On February 26, as night fell on the tranquil Gahirmatha beach in Odisha, thousands of Olive Ridley turtles crawled in. Using their rear flippers, they dug pits in the soft beach sand and started laying eggs, more than 100 at a time. Then they skilfully covered the nests with sand and zigzagged their way back to the ocean as if to confuse predators about the exact location of the nests.
Two days later, another group of turtles arrived. When they began to dig pits, many of them destroyed the existing nests. Reason: the beach has shrunk to less than one kilometre and as many as 350,000 Olive Ridleys nested on this small stretch in a span of 10 days. The impending result: hatchings will be fewer this year.
32 km beach reduced to 950 m
The endangered Olive Ridley turtles are known for their mass-nesting behaviour. Between December and March, they emerge from the ocean waters on to the flat beaches to lay eggs at night. The phenomenon is known as arribada— Spanish for the word arrival. The once abundant Olive Ridleys are now rapidly declining in numbers as their habitats are disappearing. Beaches in tropical eastern Pacific, central America and three adjoining beaches of Odisha—at Gahirmatha and the mouths of rivers Rushikulya and Devi— are the remaining arribada sites. Among the nesting sites in India, Gahirmatha is under severe threat due to erosion. An ongoing study by the government’s Wildlife Institute of India (WII) reveals the Gahirmatha beach—part of the marine wildlife sanctuary in the Bay of Bengal—decreased to 950 metres in 2010. In 1975, it was 32 km long. This implies five to six turtles are jostling for space in a square metre area because of which many of the 350,000 turtles that nested this year were unable to find space and ended up digging other turtles’ nests.
What are the reasons behind this phenomenal decline in the size of Gahirmatha beach? A 2009 research compilation by WII says successive cyclones have eroded the beach. Besides, a host of industrial projects are to be blamed (see ‘Attack from all sides’).
Essar is harming Gahirmatha
For instance, Essar Steel Orissa Ltd has been dredging sand from the Mahanadi river delta in large quantities since 2008 from a site eight kilometres from the river’s mouth. This has affected beach building. The sediments flushed from the Mahanadi’s mouth are deposited on the shores of Gahirmatha by the ocean currents that flow northwards eight months a year—a process critical to beach building (see map). Essar is using the dredged sand for land filling at its project site near Paradip port where it is building a six-million-tonne steel plant and a captive power plant. An estimated 2.2 million cubic metre of sand has already been removed.

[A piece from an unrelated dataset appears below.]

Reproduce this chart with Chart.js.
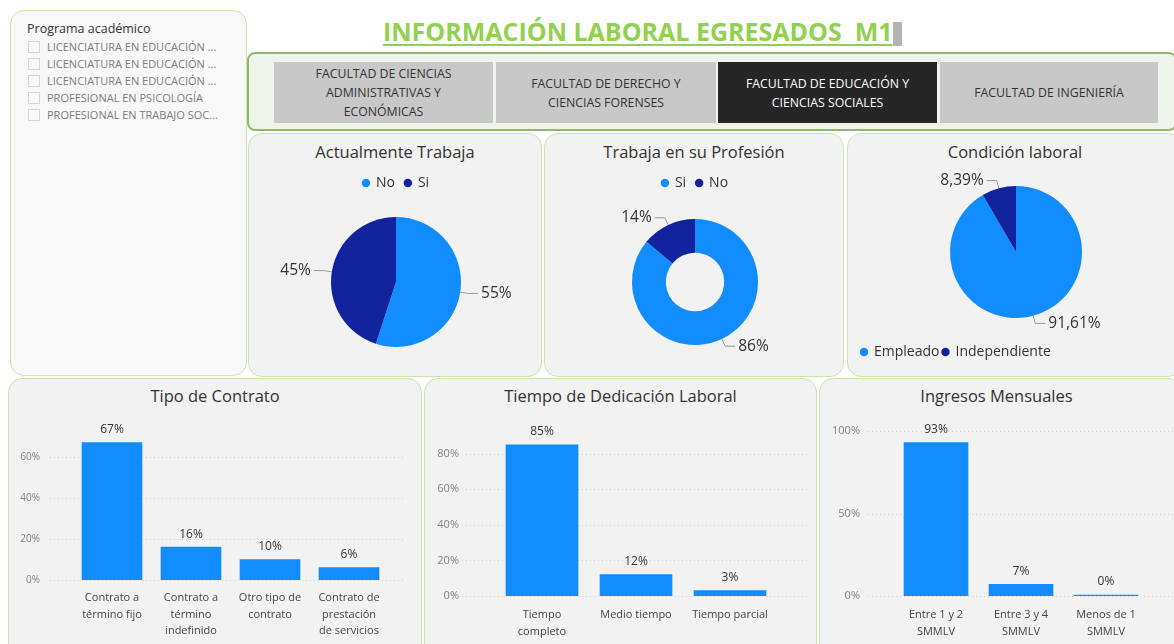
<!DOCTYPE html>
<html lang="es">
<head>
<meta charset="utf-8">
<title>Información laboral egresados M1</title>
<script src="https://cdn.jsdelivr.net/npm/chart.js@4.4.1/dist/chart.umd.min.js"></script>
<style>
  body { margin: 0; width: 1174px; height: 644px; overflow: hidden; background: #fff; position: relative; font-family: 'Open Sans', 'Noto Sans', sans-serif; }
  .panel { position: absolute; box-sizing: border-box; background: #f2f2f2; border: 1.5px solid #cbe4b0; border-radius: 14px; }
  canvas { position: absolute; }
  .ttl { position: absolute; text-align: center; font-size: 16.5px; line-height: 20px; color: #333; }
  .btn { position: absolute; top: 62px; height: 61px; width: 219px; background: #c8c8c8; color: #333; font-size: 12.3px; line-height: 19px; text-align: center; display: flex; align-items: center; justify-content: center; }
  .btn.on { background: #262626; color: #fff; }
  .item { position: absolute; left: 28px; font-size: 11px; color: #7c7c7c; line-height: 13px; white-space: nowrap; }
  .item span { display: inline-block; width: 10px; height: 10px; border: 1px solid #d6d6d6; background: #fafafa; vertical-align: -2px; margin-right: 7px; }
</style>
</head>
<body>

<!-- segmentador de programa -->
<div class="panel" style="left:10px;top:10px;width:237px;height:366px;background:#f8f8f8"></div>
<div style="position:absolute;left:27px;top:20px;font-size:12.5px;color:#333">Programa académico</div>
<div class="item" style="top:40px"><span></span>LICENCIATURA EN EDUCACIÓN ...</div>
<div class="item" style="top:57px"><span></span>LICENCIATURA EN EDUCACIÓN ...</div>
<div class="item" style="top:74px"><span></span>LICENCIATURA EN EDUCACIÓN ...</div>
<div class="item" style="top:91px"><span></span>PROFESIONAL EN PSICOLOGÍA</div>
<div class="item" style="top:108px"><span></span>PROFESIONAL EN TRABAJO SOC...</div>

<!-- titulo -->
<div style="position:absolute;left:383px;top:14px;font-size:25px;font-weight:bold;color:#92d050;text-decoration:underline;text-underline-offset:3px;white-space:pre">INFORMACIÓN LABORAL EGRESADOS  M1</div>
<div style="position:absolute;left:893px;top:22px;width:9px;height:24px;background:#b4b4b4"></div>

<!-- facultades -->
<div class="panel" style="left:247px;top:52px;width:930px;height:79px;background:#eef4ea;border:2px solid #8fb870;border-radius:8px"></div>
<div class="btn" style="left:274px">FACULTAD DE CIENCIAS<br>ADMINISTRATIVAS Y<br>ECONÓMICAS</div>
<div class="btn" style="left:496px;width:220px">FACULTAD DE DERECHO Y<br>CIENCIAS FORENSES</div>
<div class="btn on" style="left:718px">FACULTAD DE EDUCACIÓN Y<br>CIENCIAS SOCIALES</div>
<div class="btn" style="left:940px;width:218px">FACULTAD DE INGENIERÍA</div>

<!-- paneles de graficos -->
<div class="panel" style="left:248px;top:133px;width:294px;height:244px"></div>
<div class="panel" style="left:544px;top:133px;width:300px;height:244px"></div>
<div class="panel" style="left:847px;top:133px;width:335px;height:244px"></div>
<div class="panel" style="left:8px;top:378px;width:414px;height:280px"></div>
<div class="panel" style="left:424px;top:378px;width:393px;height:280px"></div>
<div class="panel" style="left:819px;top:378px;width:363px;height:280px"></div>

<div class="ttl" style="left:248px;top:142px;width:294px">Actualmente Trabaja</div>
<div class="ttl" style="left:544px;top:142px;width:300px">Trabaja en su Profesión</div>
<div class="ttl" style="left:847px;top:142px;width:336px">Condición laboral</div>
<div class="ttl" style="left:8px;top:386px;width:414px">Tipo de Contrato</div>
<div class="ttl" style="left:424px;top:386px;width:393px">Tiempo de Dedicación Laboral</div>
<div class="ttl" style="left:819px;top:386px;width:355px">Ingresos Mensuales</div>

<canvas id="actual" width="293" height="243" style="left:248px;top:133px"></canvas>
<canvas id="profesion" width="299" height="243" style="left:544px;top:133px"></canvas>
<canvas id="condicion" width="327" height="243" style="left:847px;top:133px"></canvas>
<canvas id="contrato" width="413" height="266" style="left:8px;top:378px"></canvas>
<canvas id="tiempo" width="392" height="266" style="left:424px;top:378px"></canvas>
<canvas id="ingresos" width="355" height="266" style="left:819px;top:378px"></canvas>

<script>
// ===================================
// Datos
// ===================================
const actualLabels = ['No', 'Si'];
const actualValues = [55, 45];

const profesionLabels = ['Si', 'No'];
const profesionValues = [86, 14];

const condicionLabels = ['Empleado', 'Independiente'];
const condicionValues = [91.61, 8.39];

const contratoLabels = [['Contrato a', 'término fijo'], ['Contrato a', 'término', 'indefinido'], ['Otro tipo de', 'contrato'], ['Contrato de', 'prestación', 'de servicios']];
const contratoValues = [67, 16, 10, 6];
const contratoTicks = [0, 20, 40, 60];

const tiempoLabels = [['Tiempo', 'completo'], 'Medio tiempo', 'Tiempo parcial'];
const tiempoValues = [85, 12, 3];
const tiempoTicks = [0, 20, 40, 60, 80];

const ingresosLabels = [['Entre 1 y 2', 'SMMLV'], ['Entre 3 y 4', 'SMMLV'], ['Menos de 1', 'SMMLV']];
const ingresosValues = [93, 7, 0];
const ingresosTicks = [0, 50, 100];

const AZUL = '#118dff';
const AZUL_OSCURO = '#12239e';
const FUENTE = "'Open Sans', 'Noto Sans', sans-serif";

Chart.defaults.font.family = FUENTE;
Chart.defaults.animation = false;

function pct(v, dec) {
  return v.toFixed(dec).replace('.', ',') + '%';
}

// ===================================
// Plugins: etiquetas de torta y barras
// ===================================
const pieLabels = {
  id: 'pieLabels',
  afterDatasetsDraw(chart, args, opts) {
    const ctx = chart.ctx;
    const values = chart.data.datasets[0].data;
    ctx.save();
    ctx.font = '15.5px ' + FUENTE;
    ctx.fillStyle = '#333';
    ctx.strokeStyle = '#9a9a9a';
    ctx.lineWidth = 1;
    ctx.textBaseline = 'middle';
    chart.getDatasetMeta(0).data.forEach((arc, i) => {
      const mid = (arc.startAngle + arc.endAngle) / 2;
      const r = arc.outerRadius;
      const x0 = arc.x + Math.cos(mid) * r, y0 = arc.y + Math.sin(mid) * r;
      const x1 = arc.x + Math.cos(mid) * (r + 8), y1 = arc.y + Math.sin(mid) * (r + 8);
      const right = Math.cos(mid) >= 0;
      const x2 = x1 + (right ? 10 : -10);
      ctx.beginPath();
      ctx.moveTo(x0, y0);
      ctx.lineTo(x1, y1);
      ctx.lineTo(x2, y1);
      ctx.stroke();
      ctx.textAlign = right ? 'left' : 'right';
      ctx.fillText(pct(values[i], opts.decimals || 0), x2 + (right ? 3 : -3), y1);
    });
    ctx.restore();
  }
};

const barValues = {
  id: 'barValues',
  afterDatasetsDraw(chart) {
    const ctx = chart.ctx;
    const values = chart.data.datasets[0].data;
    ctx.save();
    ctx.font = '12px ' + FUENTE;
    ctx.fillStyle = '#333';
    ctx.textAlign = 'center';
    ctx.textBaseline = 'middle';
    chart.getDatasetMeta(0).data.forEach((bar, i) => {
      ctx.fillText(pct(values[i], 0), bar.x, bar.y - 13);
    });
    ctx.restore();
  }
};

// cuadricula punteada que pasa un poco los bordes del area de barras
const dotGrid = {
  id: 'dotGrid',
  beforeDatasetsDraw(chart, args, opts) {
    const ctx = chart.ctx;
    const y = chart.scales.y;
    ctx.save();
    ctx.strokeStyle = '#cfcfcf';
    ctx.lineWidth = 1;
    ctx.setLineDash([1, 3]);
    y.ticks.forEach(t => {
      const py = Math.round(y.getPixelForValue(t.value)) + 0.5;
      ctx.beginPath();
      ctx.moveTo(opts.x0, py);
      ctx.lineTo(opts.x1, py);
      ctx.stroke();
    });
    ctx.restore();
  }
};

// ===================================
// Graficos
// ===================================
function pieChart(id, labels, values, cfg) {
  new Chart(document.getElementById(id), {
    type: cfg.cutout ? 'doughnut' : 'pie',
    data: {
      labels: labels,
      datasets: [{
        data: values,
        backgroundColor: [AZUL, AZUL_OSCURO],
        borderWidth: 0,
        radius: cfg.radius,
        cutout: cfg.cutout || 0
      }]
    },
    options: {
      responsive: false,
      layout: { padding: cfg.padding },
      plugins: {
        tooltip: { enabled: false },
        pieLabels: { decimals: cfg.decimals },
        legend: {
          position: cfg.legendPos,
          align: cfg.legendAlign || 'center',
          labels: {
            usePointStyle: true,
            pointStyle: 'circle',
            boxWidth: 6,
            boxHeight: 6,
            padding: cfg.legendPadding,
            color: '#333',
            font: { size: 14 }
          }
        }
      }
    },
    plugins: [pieLabels]
  });
}

function barChart(id, labels, values, ticks, cfg) {
  new Chart(document.getElementById(id), {
    type: 'bar',
    data: {
      labels: labels,
      datasets: [{
        data: values,
        backgroundColor: AZUL,
        barThickness: cfg.barWidth,
        minBarLength: 1
      }]
    },
    options: {
      responsive: false,
      layout: { padding: { top: cfg.top, right: cfg.right, left: 0, bottom: 0 } },
      plugins: {
        legend: { display: false },
        tooltip: { enabled: false },
        dotGrid: { x0: cfg.gridX0, x1: cfg.gridX1 }
      },
      scales: {
        x: {
          offset: true,
          grid: { display: false },
          border: { display: false },
          afterFit: s => { s.height = cfg.xHeight; },
          ticks: {
            color: '#444',
            padding: cfg.xPad,
            autoSkip: false,
            maxRotation: 0,
            minRotation: 0,
            font: { size: 11, lineHeight: 1.5 }
          }
        },
        y: {
          min: 0,
          max: cfg.max,
          grid: { display: false, drawTicks: false, tickLength: 0 },
          border: { display: false },
          afterFit: s => { s.width = cfg.yWidth; },
          afterBuildTicks: s => { s.ticks = ticks.map(v => ({ value: v })); },
          ticks: {
            color: '#808080',
            padding: cfg.yPad,
            font: { size: cfg.yFont },
            callback: v => v + '%'
          }
        }
      }
    },
    plugins: [dotGrid, barValues]
  });
}

document.addEventListener('DOMContentLoaded', function() {
  pieChart('actual', actualLabels, actualValues, {
    radius: 65, legendPos: 'top', legendPadding: 10,
    padding: { top: 33, bottom: 12, left: 3, right: 0 }
  });
  pieChart('profesion', profesionLabels, profesionValues, {
    radius: 63, cutout: 38, legendPos: 'top', legendPadding: 10,
    padding: { top: 33, bottom: 12, left: 3, right: 0 }
  });
  pieChart('condicion', condicionLabels, condicionValues, {
    radius: 66, decimals: 2, legendPos: 'bottom', legendAlign: 'start', legendPadding: 3,
    padding: { top: 29, bottom: 7, left: 11, right: 0 }
  });

  barChart('contrato', contratoLabels, contratoValues, contratoTicks, {
    max: 70, top: 58.5, right: 32.5, yWidth: 64.5, yPad: 32.5, yFont: 10,
    xHeight: 64, xPad: 2, barWidth: 60, gridX0: 42, gridX1: 397
  });
  barChart('tiempo', tiempoLabels, tiempoValues, tiempoTicks, {
    max: 90, top: 58, right: 39, yWidth: 71, yPad: 36, yFont: 11,
    xHeight: 48, xPad: 3, barWidth: 72, gridX0: 38, gridX1: 384
  });
  barChart('ingresos', ingresosLabels, ingresosValues, ingresosTicks, {
    max: 100, top: 53, right: 25.5, yWidth: 74.5, yPad: 33.5, yFont: 11,
    xHeight: 48, xPad: 3, barWidth: 64, gridX0: 49, gridX1: 355
  });
});
</script>
</body>
</html>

Biswajit Mohanty, secretary of the non-profit Wildlife Society of Odisha, says prima facie there appears to be sufficient grounds to link the beach erosion in Gahirmatha with the sand extracted by Essar from the Mahanadi delta. “We have asked the Union environment ministry to conduct isotope irradiation studies (nuclear isotopes are mixed with sand and tracked to the place where they are deposited) that will determine how much sand is carried from the Mahanadi to the nesting beaches.” The dredging is illegal, too.
“The place where two dredgers are sucking sand continuously falls within the confluence of the ocean tides. Essar was required to take Coastal Regulation Zone (CRZ) clearance which it has not,” says Mohanty.
Essar denies it has violated environmental laws. “We have all the necessary clearances and took permission from the water resources and irrigation department to dredge sand,” says Harendra Singh Sethi, director (projects) with Essar Steel. He adds the government should be simplifying rules rather than heeding complaints of “rogue local elements”. The “rogue local elements” Sethi referred to is Toofan Swain who lost his land to Essar’s steel project.